## [What you have to do]
Copy the listing verbatim, excluding any images found in it.

--- START Material provided ---

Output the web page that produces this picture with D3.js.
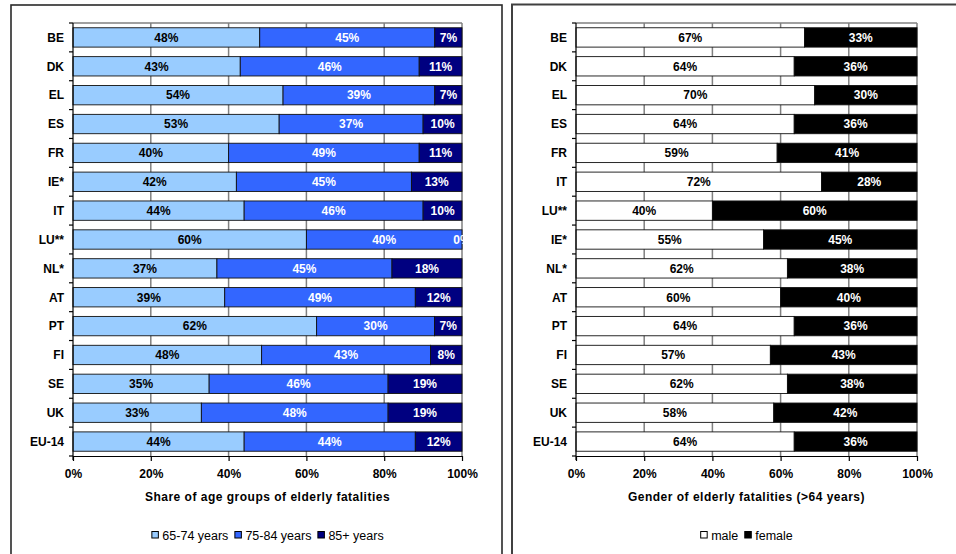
<!DOCTYPE html>
<html><head><meta charset="utf-8">
<script src="https://cdn.jsdelivr.net/npm/d3@7"></script>
<style>
html,body{margin:0;padding:0;background:#fff;}
svg{display:block;font-family:"Liberation Sans",Arial,sans-serif;}
</style></head>
<body>
<svg id="chart" width="956" height="554"></svg>
<script>
// ---- Data: left chart (age groups) ----
const ageCountries = ["BE","DK","EL","ES","FR","IE*","IT","LU**","NL*","AT","PT","FI","SE","UK","EU-14"];
const age65_74 = [48,43,54,53,40,42,44,60,37,39,62,48,35,33,44];
const age75_84 = [45,46,39,37,49,45,46,40,45,49,30,43,46,48,44];
const age85p   = [7,11,7,10,11,13,10,0,18,12,7,8,19,19,12];
const ageSeries = ["65-74 years","75-84 years","85+ years"];
// ---- Data: right chart (gender) ----
const genderCountries = ["BE","DK","EL","ES","FR","IT","LU**","IE*","NL*","AT","PT","FI","SE","UK","EU-14"];
const male   = [67,64,70,64,59,72,40,55,62,60,64,57,62,58,64];
const female = [33,36,30,36,41,28,60,45,38,40,36,43,38,42,36];
const genderSeries = ["male","female"];
const xTicks = [0,0.2,0.4,0.6,0.8,1];

const svg = d3.select("#chart");
const FONT = "'Liberation Sans',Arial,sans-serif";

// frames
svg.append("rect").attr("x",11).attr("y",5).attr("width",491).attr("height",600)
  .attr("fill","none").attr("stroke","#2a2a2a").attr("stroke-width",1.6);
svg.append("rect").attr("x",512).attr("y",4.5).attr("width",500).attr("height",600)
  .attr("fill","none").attr("stroke","#404040").attr("stroke-width",2);

function drawPanel(opt){
  const {id, x0, x1, cats, seriesVals, keys, colors, textColors, title} = opt;
  const top = 23, bottom = 456;
  const x = d3.scaleLinear().domain([0,1]).range([x0,x1]);
  const y = d3.scaleBand().domain(cats).range([top,bottom]).paddingInner(0.33).paddingOuter(0.165);
  const rows = cats.map((c,i)=>{ const o={cat:c}; keys.forEach((k,j)=>o[k]=seriesVals[j][i]); return o; });
  const stacked = d3.stack().keys(keys).offset(d3.stackOffsetExpand)(rows);
  const g = svg.append("g");

  // gridlines
  g.append("g").selectAll("line").data([0.2,0.4,0.6,0.8,1]).join("line")
    .attr("x1",d=>x(d)).attr("x2",d=>x(d)).attr("y1",top).attr("y2",bottom)
    .attr("stroke","#808080").attr("stroke-width",1.5);
  g.append("line").attr("x1",x0).attr("x2",x1).attr("y1",top).attr("y2",top)
    .attr("stroke","#808080").attr("stroke-width",1.5);

  // clip
  svg.append("clipPath").attr("id","clip"+id).append("rect")
    .attr("x",x0).attr("y",top-2).attr("width",x1-x0+2).attr("height",bottom-top+4);

  // bars
  const bars = g.append("g");
  stacked.forEach((s,j)=>{
    bars.append("g").selectAll("rect").data(s).join("rect")
      .attr("x",d=>x(d[0])).attr("width",d=>Math.max(0,x(d[1])-x(d[0])))
      .attr("y",d=>y(d.data.cat)).attr("height",y.bandwidth())
      .attr("fill",colors[j]).attr("stroke","#111").attr("stroke-width",0.9);
  });
  // labels
  const lbl = g.append("g").attr("clip-path","url(#clip"+id+")");
  stacked.forEach((s,j)=>{
    lbl.append("g").selectAll("text").data(s).join("text")
      .attr("x",d=>(x(d[0])+x(d[1]))/2).attr("y",d=>y(d.data.cat)+y.bandwidth()/2)
      .attr("dy","0.36em").attr("text-anchor","middle")
      .attr("font-size",12).attr("font-weight","bold").attr("fill",textColors[j])
      .text(d=>d.data[keys[j]]+"%");
  });

  // left axis
  g.append("line").attr("x1",x0).attr("x2",x0).attr("y1",top).attr("y2",bottom+4).attr("stroke","#000").attr("stroke-width",1.2);
  const bounds = cats.map(c=>y(c)-y.step()*y.paddingInner()/2).concat([bottom]);
  bounds[0] = top;
  g.append("g").selectAll("line").data(bounds).join("line")
    .attr("x1",x0-4).attr("x2",x0).attr("y1",d=>d).attr("y2",d=>d).attr("stroke","#000").attr("stroke-width",1.2);
  g.append("g").selectAll("text").data(cats).join("text")
    .attr("x",x0-9).attr("y",d=>y(d)+y.bandwidth()/2).attr("dy","0.36em")
    .attr("text-anchor","end").attr("font-size",12).attr("font-weight","bold").text(d=>d);

  // bottom axis
  const ax = g.append("g").attr("transform",`translate(0,${bottom})`)
    .call(d3.axisBottom(x).tickValues(xTicks).tickFormat(d3.format(".0%")).tickSize(5).tickSizeOuter(0));
  ax.select(".domain").attr("stroke","#000").attr("stroke-width",1.2);
  ax.selectAll(".tick line").attr("stroke","#000").attr("stroke-width",1.2);
  ax.selectAll(".tick text").attr("font-size",12).attr("font-weight","bold").attr("font-family",FONT)
    .attr("fill","#000").attr("dy",0).attr("y",21.5);

  // title
  g.append("text").attr("x",(x0+x1)/2).attr("y",501).attr("text-anchor","middle")
    .attr("font-size",12).attr("font-weight","bold").style("letter-spacing","0.5px").text(title);

  // legend
  const leg = g.append("g");
  let cx = 0;
  const items = keys.map((k,j)=>{
    const t = leg.append("text").attr("font-size",12.5).attr("y",540).text(k);
    const w = t.node().getComputedTextLength();
    const it = {t,w,start:cx,j};
    cx += 11 + w + 6;
    return it;
  });
  const total = cx - 6;
  const lx = (x0+x1)/2 - total/2;
  items.forEach(it=>{
    leg.append("rect").attr("x",lx+it.start+0.5).attr("y",531.5).attr("width",6.5).attr("height",6.5)
      .attr("fill",colors[it.j]).attr("stroke","#000").attr("stroke-width",1);
    it.t.attr("x",lx+it.start+11);
  });
}

drawPanel({id:"L", x0:73, x1:462, cats:ageCountries, seriesVals:[age65_74,age75_84,age85p],
  keys:ageSeries, colors:["#99CCFF","#3366FF","#000080"], textColors:["#000","#fff","#fff"],
  title:"Share of age groups of elderly fatalities"});
drawPanel({id:"R", x0:576, x1:917, cats:genderCountries, seriesVals:[male,female],
  keys:genderSeries, colors:["#FFFFFF","#000000"], textColors:["#000","#fff"],
  title:"Gender of elderly fatalities (>64 years)"});
</script>
</body></html>
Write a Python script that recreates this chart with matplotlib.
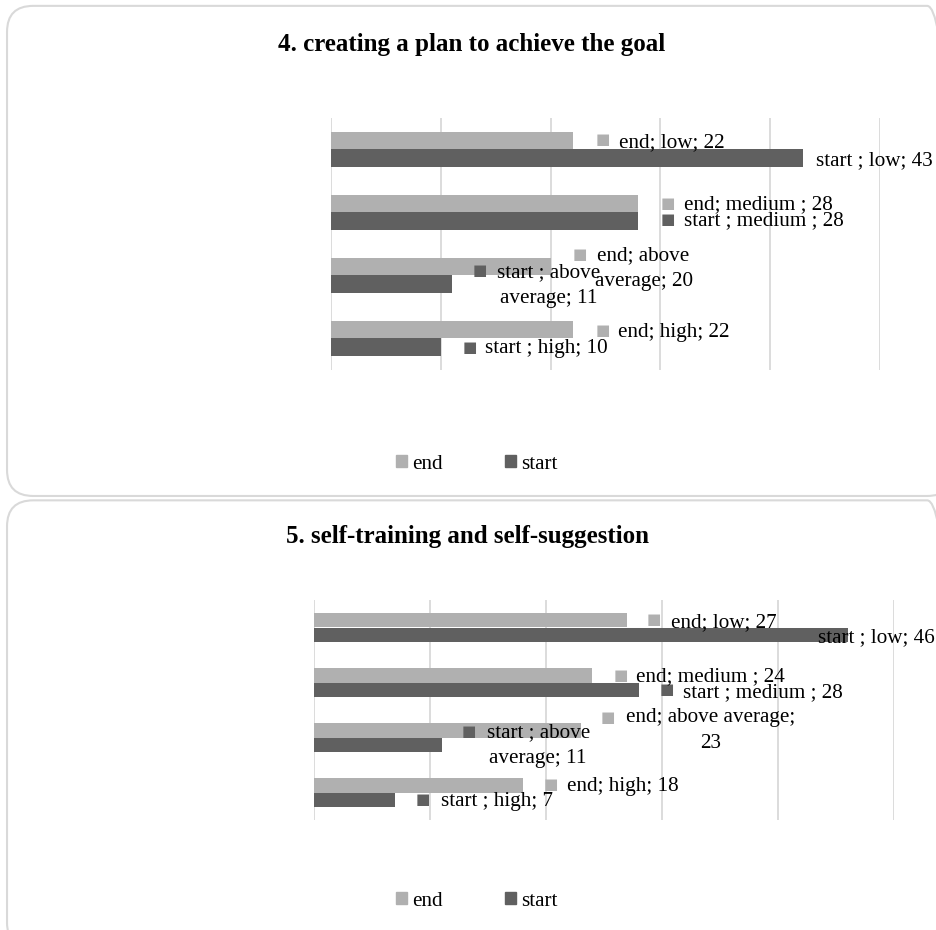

--- END Material provided ---

## [Task answer]
Output the web page that produces this picture with D3.js.
<!DOCTYPE html>
<html><head><meta charset="utf-8">
<script src="https://cdn.jsdelivr.net/npm/d3@7"></script>
<style>
html,body{margin:0;padding:0;background:#fff;}
svg{display:block;font-family:"Liberation Sans",Arial,sans-serif;}
</style></head>
<body>
<svg id="chart" width="956" height="554"></svg>
<script>
// ---- Data: left chart (age groups) ----
const ageCountries = ["BE","DK","EL","ES","FR","IE*","IT","LU**","NL*","AT","PT","FI","SE","UK","EU-14"];
const age65_74 = [48,43,54,53,40,42,44,60,37,39,62,48,35,33,44];
const age75_84 = [45,46,39,37,49,45,46,40,45,49,30,43,46,48,44];
const age85p   = [7,11,7,10,11,13,10,0,18,12,7,8,19,19,12];
const ageSeries = ["65-74 years","75-84 years","85+ years"];
// ---- Data: right chart (gender) ----
const genderCountries = ["BE","DK","EL","ES","FR","IT","LU**","IE*","NL*","AT","PT","FI","SE","UK","EU-14"];
const male   = [67,64,70,64,59,72,40,55,62,60,64,57,62,58,64];
const female = [33,36,30,36,41,28,60,45,38,40,36,43,38,42,36];
const genderSeries = ["male","female"];
const xTicks = [0,0.2,0.4,0.6,0.8,1];

const svg = d3.select("#chart");
const FONT = "'Liberation Sans',Arial,sans-serif";

// frames
svg.append("rect").attr("x",11).attr("y",5).attr("width",491).attr("height",600)
  .attr("fill","none").attr("stroke","#2a2a2a").attr("stroke-width",1.6);
svg.append("rect").attr("x",512).attr("y",4.5).attr("width",500).attr("height",600)
  .attr("fill","none").attr("stroke","#404040").attr("stroke-width",2);

function drawPanel(opt){
  const {id, x0, x1, cats, seriesVals, keys, colors, textColors, title} = opt;
  const top = 23, bottom = 456;
  const x = d3.scaleLinear().domain([0,1]).range([x0,x1]);
  const y = d3.scaleBand().domain(cats).range([top,bottom]).paddingInner(0.33).paddingOuter(0.165);
  const rows = cats.map((c,i)=>{ const o={cat:c}; keys.forEach((k,j)=>o[k]=seriesVals[j][i]); return o; });
  const stacked = d3.stack().keys(keys).offset(d3.stackOffsetExpand)(rows);
  const g = svg.append("g");

  // gridlines
  g.append("g").selectAll("line").data([0.2,0.4,0.6,0.8,1]).join("line")
    .attr("x1",d=>x(d)).attr("x2",d=>x(d)).attr("y1",top).attr("y2",bottom)
    .attr("stroke","#808080").attr("stroke-width",1.5);
  g.append("line").attr("x1",x0).attr("x2",x1).attr("y1",top).attr("y2",top)
    .attr("stroke","#808080").attr("stroke-width",1.5);

  // clip
  svg.append("clipPath").attr("id","clip"+id).append("rect")
    .attr("x",x0).attr("y",top-2).attr("width",x1-x0+2).attr("height",bottom-top+4);

  // bars
  const bars = g.append("g");
  stacked.forEach((s,j)=>{
    bars.append("g").selectAll("rect").data(s).join("rect")
      .attr("x",d=>x(d[0])).attr("width",d=>Math.max(0,x(d[1])-x(d[0])))
      .attr("y",d=>y(d.data.cat)).attr("height",y.bandwidth())
      .attr("fill",colors[j]).attr("stroke","#111").attr("stroke-width",0.9);
  });
  // labels
  const lbl = g.append("g").attr("clip-path","url(#clip"+id+")");
  stacked.forEach((s,j)=>{
    lbl.append("g").selectAll("text").data(s).join("text")
      .attr("x",d=>(x(d[0])+x(d[1]))/2).attr("y",d=>y(d.data.cat)+y.bandwidth()/2)
      .attr("dy","0.36em").attr("text-anchor","middle")
      .attr("font-size",12).attr("font-weight","bold").attr("fill",textColors[j])
      .text(d=>d.data[keys[j]]+"%");
  });

  // left axis
  g.append("line").attr("x1",x0).attr("x2",x0).attr("y1",top).attr("y2",bottom+4).attr("stroke","#000").attr("stroke-width",1.2);
  const bounds = cats.map(c=>y(c)-y.step()*y.paddingInner()/2).concat([bottom]);
  bounds[0] = top;
  g.append("g").selectAll("line").data(bounds).join("line")
    .attr("x1",x0-4).attr("x2",x0).attr("y1",d=>d).attr("y2",d=>d).attr("stroke","#000").attr("stroke-width",1.2);
  g.append("g").selectAll("text").data(cats).join("text")
    .attr("x",x0-9).attr("y",d=>y(d)+y.bandwidth()/2).attr("dy","0.36em")
    .attr("text-anchor","end").attr("font-size",12).attr("font-weight","bold").text(d=>d);

  // bottom axis
  const ax = g.append("g").attr("transform",`translate(0,${bottom})`)
    .call(d3.axisBottom(x).tickValues(xTicks).tickFormat(d3.format(".0%")).tickSize(5).tickSizeOuter(0));
  ax.select(".domain").attr("stroke","#000").attr("stroke-width",1.2);
  ax.selectAll(".tick line").attr("stroke","#000").attr("stroke-width",1.2);
  ax.selectAll(".tick text").attr("font-size",12).attr("font-weight","bold").attr("font-family",FONT)
    .attr("fill","#000").attr("dy",0).attr("y",21.5);

  // title
  g.append("text").attr("x",(x0+x1)/2).attr("y",501).attr("text-anchor","middle")
    .attr("font-size",12).attr("font-weight","bold").style("letter-spacing","0.5px").text(title);

  // legend
  const leg = g.append("g");
  let cx = 0;
  const items = keys.map((k,j)=>{
    const t = leg.append("text").attr("font-size",12.5).attr("y",540).text(k);
    const w = t.node().getComputedTextLength();
    const it = {t,w,start:cx,j};
    cx += 11 + w + 6;
    return it;
  });
  const total = cx - 6;
  const lx = (x0+x1)/2 - total/2;
  items.forEach(it=>{
    leg.append("rect").attr("x",lx+it.start+0.5).attr("y",531.5).attr("width",6.5).attr("height",6.5)
      .attr("fill",colors[it.j]).attr("stroke","#000").attr("stroke-width",1);
    it.t.attr("x",lx+it.start+11);
  });
}

drawPanel({id:"L", x0:73, x1:462, cats:ageCountries, seriesVals:[age65_74,age75_84,age85p],
  keys:ageSeries, colors:["#99CCFF","#3366FF","#000080"], textColors:["#000","#fff","#fff"],
  title:"Share of age groups of elderly fatalities"});
drawPanel({id:"R", x0:576, x1:917, cats:genderCountries, seriesVals:[male,female],
  keys:genderSeries, colors:["#FFFFFF","#000000"], textColors:["#000","#fff"],
  title:"Gender of elderly fatalities (>64 years)"});
</script>
</body></html>
Write a Python script that recreates this chart with matplotlib.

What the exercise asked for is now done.